● **Stated exercise**: Write out the records that appear below, verbatim and complete, but without pictures.

● **Records for the task**:
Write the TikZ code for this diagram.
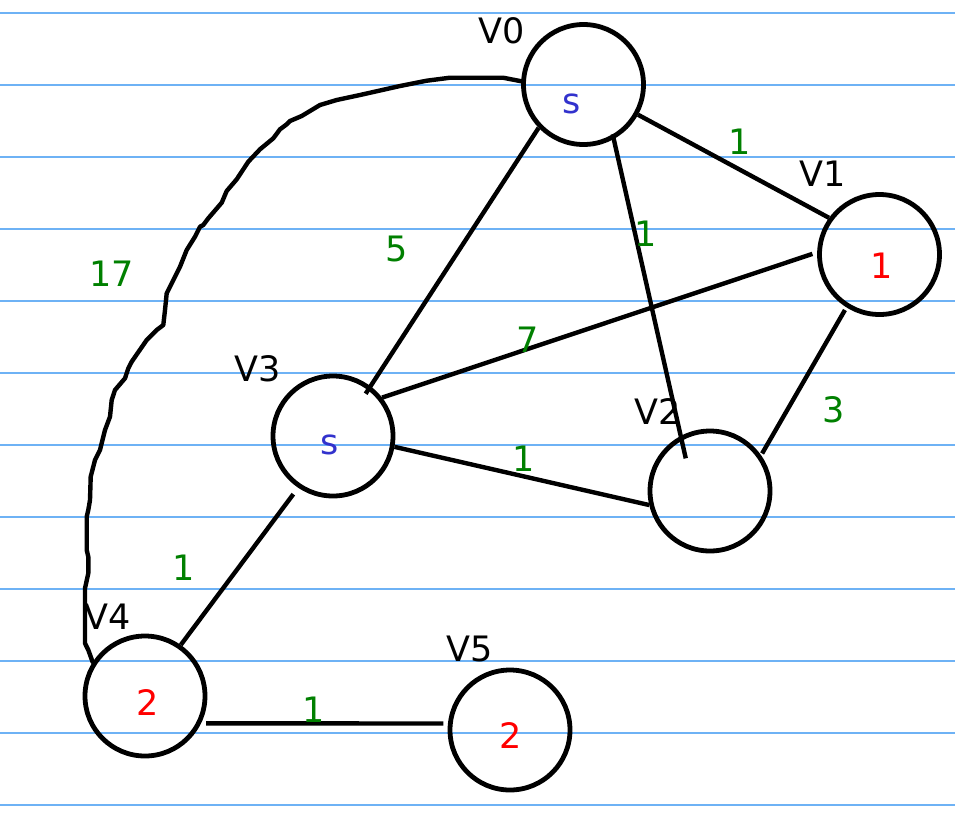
\documentclass[tikz,border=0pt]{standalone}
\usepackage{fontspec}
\setmainfont{DejaVu Sans}
\usepackage{tikz}
\definecolor{rulecol}{RGB}{110,178,245}
\definecolor{sblue}{RGB}{50,50,205}
\definecolor{wgreen}{RGB}{0,128,0}

\begin{document}
\begin{tikzpicture}[x=1pt, y=-1pt,
	main/.style = {draw, circle, line width=4.8pt, minimum size=120pt, inner sep=0pt},
	edge/.style = {line width=4.4pt},
	txt/.style = {inner sep=0pt, font=\fontsize{35}{40}\selectfont},
	wt/.style = {txt, text=wgreen},
	rule/.style = {rulecol, line width=2pt}]
	\useasboundingbox (0,0) rectangle (955,815);
	\fill[white] (0,0) rectangle (955,815);
	% ruled paper
	\foreach \k in {0,...,11}
		\draw[rule] (0,{12.7+72*\k}) -- (955,{12.7+72*\k});
	% vertices
	\node[main] (v0) at (583.5,84.5) {};
	\node[main] (v1) at (879.5,254.5) {};
	\node[main] (v2) at (710,491) {};
	\node[main] (v3) at (333,436) {};
	\node[main] (v4) at (145,696) {};
	\node[main] (v5) at (510,730) {};
	\node[txt] (n0) at (501.5,30.5) {V0};
	\node[txt] (n1) at (823,174) {V1};
	\node[txt] (n2) at (658,411.5) {V2};
	\node[txt] (n3) at (258,369) {V3};
	\node[txt] (n4) at (108,617) {V4};
	\node[txt] (n5) at (470,649) {V5};
	\node[txt, text=sblue] (d0) at (571.5,104) {s};
	\node[txt, text=red] (d1) at (881.5,266) {1};
	\node[txt, text=sblue] (d3) at (330,445) {s};
	\node[txt, text=red] (d4) at (147.5,702.5) {2};
	\node[txt, text=red] (d5) at (511,735) {2};
	% edges
	\draw[edge] (v0.-29) -- (v1.144);
	\draw[edge, shorten <=-5pt, shorten >=-23pt] (v0.-61) -- (v2.118);
	\draw[edge, shorten >=-9pt] (v0.224) -- (v3.53);
	\draw[edge, shorten <=5pt] (v1.178) -- (v3.38);
	\draw[edge, shorten <=3pt, shorten >=2pt] (v1.238) -- (v2.35);
	\draw[edge] (v3.-10) -- (v2.193);
	\draw[edge, shorten <=8pt] (v3.236) -- (v4.55);
	\draw[edge, shorten <=5pt, shorten >=4.5pt] (v4.-26.6) -- (v5.174.5);
	\draw[edge, line join=round, line cap=round] (v0.177) -- (503,77.7) -- (450,77.7) -- (426.7,80.7)
		-- (400,86) -- (360,95) -- (336.7,100) -- (320,105) -- (301.7,116) -- (290,121)
		-- (286.7,124.3) -- (280,129.3) -- (273.3,138.3) -- (260,149.3) -- (248.3,161.7)
		-- (236.7,179.3) -- (226.7,191) -- (221.7,202.7) -- (208.3,218.3) -- (203.3,225)
		-- (200,226.7) -- (195,236.7) -- (186.7,250) -- (180,266.7) -- (166.7,293.3)
		-- (165,310) -- (163.3,325) -- (156.7,330) -- (146.7,340) -- (131.7,361.7)
		-- (128.3,368.3) -- (125,378.3) -- (115,390) -- (111.7,400) -- (110,416.7)
		-- (105,430) -- (100,450) -- (95,460) -- (90.7,476.7) -- (90,500) -- (88.3,510)
		-- (86.7,516.7) -- (86.7,550) -- (88.3,556.7) -- (88.3,573.3) -- (85,588.3)
		-- (85,643.3) -- (88.3,650) -- (v4.147);
	% weights
	\node[wt] (w01) at (740,142) {1};
	\node[wt] (w02) at (646,234) {1};
	\node[wt] (w03) at (397,249) {5};
	\node[wt] (w13) at (528,340) {7};
	\node[wt] (w12) at (834,410) {3};
	\node[wt] (w23) at (523.5,459) {1};
	\node[wt] (w34) at (183.5,568) {1};
	\node[wt] (w45) at (313.5,710) {1};
	\node[wt] (w04) at (112,274) {17};
\end{tikzpicture}
\end{document}
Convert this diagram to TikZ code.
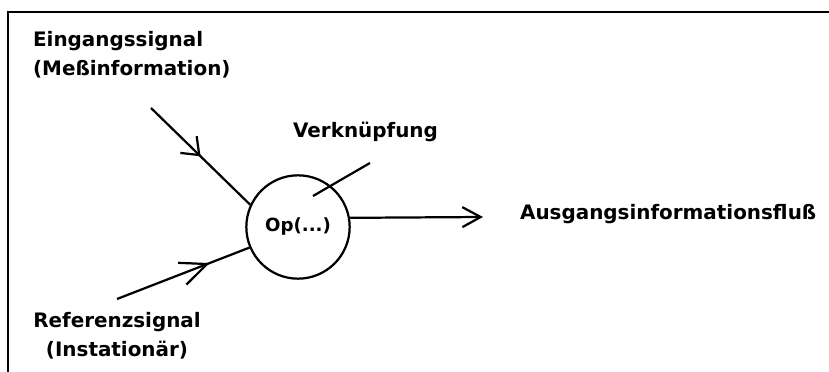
\documentclass[tikz,border=0pt]{standalone}
\usepackage{fontspec}
\setmainfont{DejaVu Sans}
\usetikzlibrary{arrows.meta, decorations.markings}

\begin{document}
\begin{tikzpicture}[x=0.3mm, y=-0.3mm, line width=1.9pt,
  lbl/.style={font=\bfseries\fontsize{17}{24.7}\selectfont, inner sep=0pt},
  midarrow/.style 2 args={postaction={decorate}, decoration={markings,
    mark=at position #1 with {\arrow{Straight Barb[length=#2, width=7mm]}}}}]
  \useasboundingbox (0,0) rectangle (829,372);
  % frame, open at the right and the bottom
  \draw[line width=2.2pt] (8,372) -- (8,12) -- (829,12);

  \node[lbl, font=\bfseries\fontsize{15.5}{18}\selectfont, draw, circle,
    minimum size=31mm] (op) at (298,227) {Op(...)};
  \node[lbl, anchor=north west, align=left] (ein) at (32,30) {Eingangssignal\\(Meßinformation)};
  \node[lbl, anchor=north, align=center] (ref) at (117,311) {Referenzsignal\\(Instationär)};
  \node[lbl, anchor=base west] (verk) at (292,138) {Verknüpfung};
  \node[lbl, anchor=base west] (aus) at (519,220) {Ausgangsinformationsfluß};

  \coordinate (ein0) at (151,108);
  \coordinate (ref0) at (117,299);
  \coordinate (verk0) at (370,163);
  \coordinate (verk1) at (313,196);
  \coordinate (aus0) at (483,217);

  \draw[midarrow={0.5}{4.5mm}] (ein0) -- (op.155);
  \draw[midarrow={0.7}{8mm}] (ref0) -- (op.203);
  \draw (verk0) -- (verk1);
  \draw[-{Straight Barb[length=5.5mm, width=6mm]}] (op.10) -- (aus0);
\end{tikzpicture}
\end{document}
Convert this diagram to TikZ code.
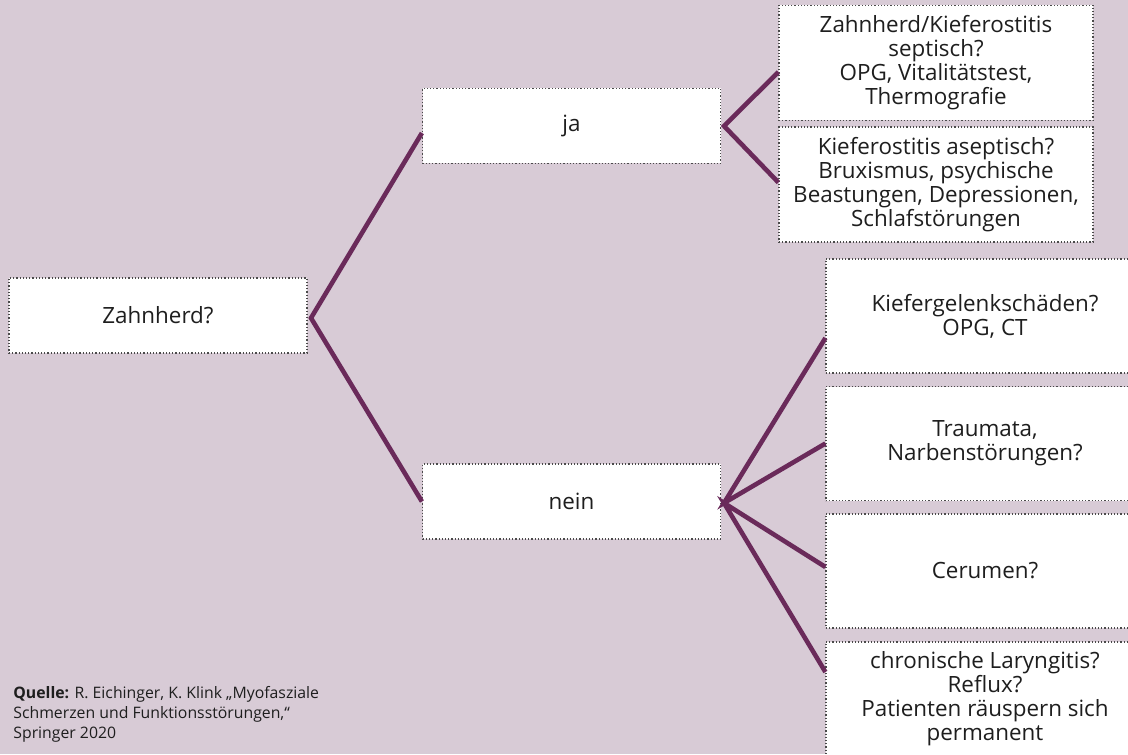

● **Solution to this exercise**:
Write the TikZ code for this diagram.
\documentclass[tikz,border=0pt]{standalone}
\usepackage{fontspec}
\setmainfont{DejaVu Sans}
\usepackage{tikz}
\definecolor{rulecol}{RGB}{110,178,245}
\definecolor{sblue}{RGB}{50,50,205}
\definecolor{wgreen}{RGB}{0,128,0}

\begin{document}
\begin{tikzpicture}[x=1pt, y=-1pt,
	main/.style = {draw, circle, line width=4.8pt, minimum size=120pt, inner sep=0pt},
	edge/.style = {line width=4.4pt},
	txt/.style = {inner sep=0pt, font=\fontsize{35}{40}\selectfont},
	wt/.style = {txt, text=wgreen},
	rule/.style = {rulecol, line width=2pt}]
	\useasboundingbox (0,0) rectangle (955,815);
	\fill[white] (0,0) rectangle (955,815);
	% ruled paper
	\foreach \k in {0,...,11}
		\draw[rule] (0,{12.7+72*\k}) -- (955,{12.7+72*\k});
	% vertices
	\node[main] (v0) at (583.5,84.5) {};
	\node[main] (v1) at (879.5,254.5) {};
	\node[main] (v2) at (710,491) {};
	\node[main] (v3) at (333,436) {};
	\node[main] (v4) at (145,696) {};
	\node[main] (v5) at (510,730) {};
	\node[txt] (n0) at (501.5,30.5) {V0};
	\node[txt] (n1) at (823,174) {V1};
	\node[txt] (n2) at (658,411.5) {V2};
	\node[txt] (n3) at (258,369) {V3};
	\node[txt] (n4) at (108,617) {V4};
	\node[txt] (n5) at (470,649) {V5};
	\node[txt, text=sblue] (d0) at (571.5,104) {s};
	\node[txt, text=red] (d1) at (881.5,266) {1};
	\node[txt, text=sblue] (d3) at (330,445) {s};
	\node[txt, text=red] (d4) at (147.5,702.5) {2};
	\node[txt, text=red] (d5) at (511,735) {2};
	% edges
	\draw[edge] (v0.-29) -- (v1.144);
	\draw[edge, shorten <=-5pt, shorten >=-23pt] (v0.-61) -- (v2.118);
	\draw[edge, shorten >=-9pt] (v0.224) -- (v3.53);
	\draw[edge, shorten <=5pt] (v1.178) -- (v3.38);
	\draw[edge, shorten <=3pt, shorten >=2pt] (v1.238) -- (v2.35);
	\draw[edge] (v3.-10) -- (v2.193);
	\draw[edge, shorten <=8pt] (v3.236) -- (v4.55);
	\draw[edge, shorten <=5pt, shorten >=4.5pt] (v4.-26.6) -- (v5.174.5);
	\draw[edge, line join=round, line cap=round] (v0.177) -- (503,77.7) -- (450,77.7) -- (426.7,80.7)
		-- (400,86) -- (360,95) -- (336.7,100) -- (320,105) -- (301.7,116) -- (290,121)
		-- (286.7,124.3) -- (280,129.3) -- (273.3,138.3) -- (260,149.3) -- (248.3,161.7)
		-- (236.7,179.3) -- (226.7,191) -- (221.7,202.7) -- (208.3,218.3) -- (203.3,225)
		-- (200,226.7) -- (195,236.7) -- (186.7,250) -- (180,266.7) -- (166.7,293.3)
		-- (165,310) -- (163.3,325) -- (156.7,330) -- (146.7,340) -- (131.7,361.7)
		-- (128.3,368.3) -- (125,378.3) -- (115,390) -- (111.7,400) -- (110,416.7)
		-- (105,430) -- (100,450) -- (95,460) -- (90.7,476.7) -- (90,500) -- (88.3,510)
		-- (86.7,516.7) -- (86.7,550) -- (88.3,556.7) -- (88.3,573.3) -- (85,588.3)
		-- (85,643.3) -- (88.3,650) -- (v4.147);
	% weights
	\node[wt] (w01) at (740,142) {1};
	\node[wt] (w02) at (646,234) {1};
	\node[wt] (w03) at (397,249) {5};
	\node[wt] (w13) at (528,340) {7};
	\node[wt] (w12) at (834,410) {3};
	\node[wt] (w23) at (523.5,459) {1};
	\node[wt] (w34) at (183.5,568) {1};
	\node[wt] (w45) at (313.5,710) {1};
	\node[wt] (w04) at (112,274) {17};
\end{tikzpicture}
\end{document}
Convert this diagram to TikZ code.
\documentclass[tikz,border=0pt]{standalone}
\usepackage{fontspec}
\setmainfont{DejaVu Sans}
\usetikzlibrary{arrows.meta, decorations.markings}

\begin{document}
\begin{tikzpicture}[x=0.3mm, y=-0.3mm, line width=1.9pt,
  lbl/.style={font=\bfseries\fontsize{17}{24.7}\selectfont, inner sep=0pt},
  midarrow/.style 2 args={postaction={decorate}, decoration={markings,
    mark=at position #1 with {\arrow{Straight Barb[length=#2, width=7mm]}}}}]
  \useasboundingbox (0,0) rectangle (829,372);
  % frame, open at the right and the bottom
  \draw[line width=2.2pt] (8,372) -- (8,12) -- (829,12);

  \node[lbl, font=\bfseries\fontsize{15.5}{18}\selectfont, draw, circle,
    minimum size=31mm] (op) at (298,227) {Op(...)};
  \node[lbl, anchor=north west, align=left] (ein) at (32,30) {Eingangssignal\\(Meßinformation)};
  \node[lbl, anchor=north, align=center] (ref) at (117,311) {Referenzsignal\\(Instationär)};
  \node[lbl, anchor=base west] (verk) at (292,138) {Verknüpfung};
  \node[lbl, anchor=base west] (aus) at (519,220) {Ausgangsinformationsfluß};

  \coordinate (ein0) at (151,108);
  \coordinate (ref0) at (117,299);
  \coordinate (verk0) at (370,163);
  \coordinate (verk1) at (313,196);
  \coordinate (aus0) at (483,217);

  \draw[midarrow={0.5}{4.5mm}] (ein0) -- (op.155);
  \draw[midarrow={0.7}{8mm}] (ref0) -- (op.203);
  \draw (verk0) -- (verk1);
  \draw[-{Straight Barb[length=5.5mm, width=6mm]}] (op.10) -- (aus0);
\end{tikzpicture}
\end{document}
Convert this diagram to TikZ code.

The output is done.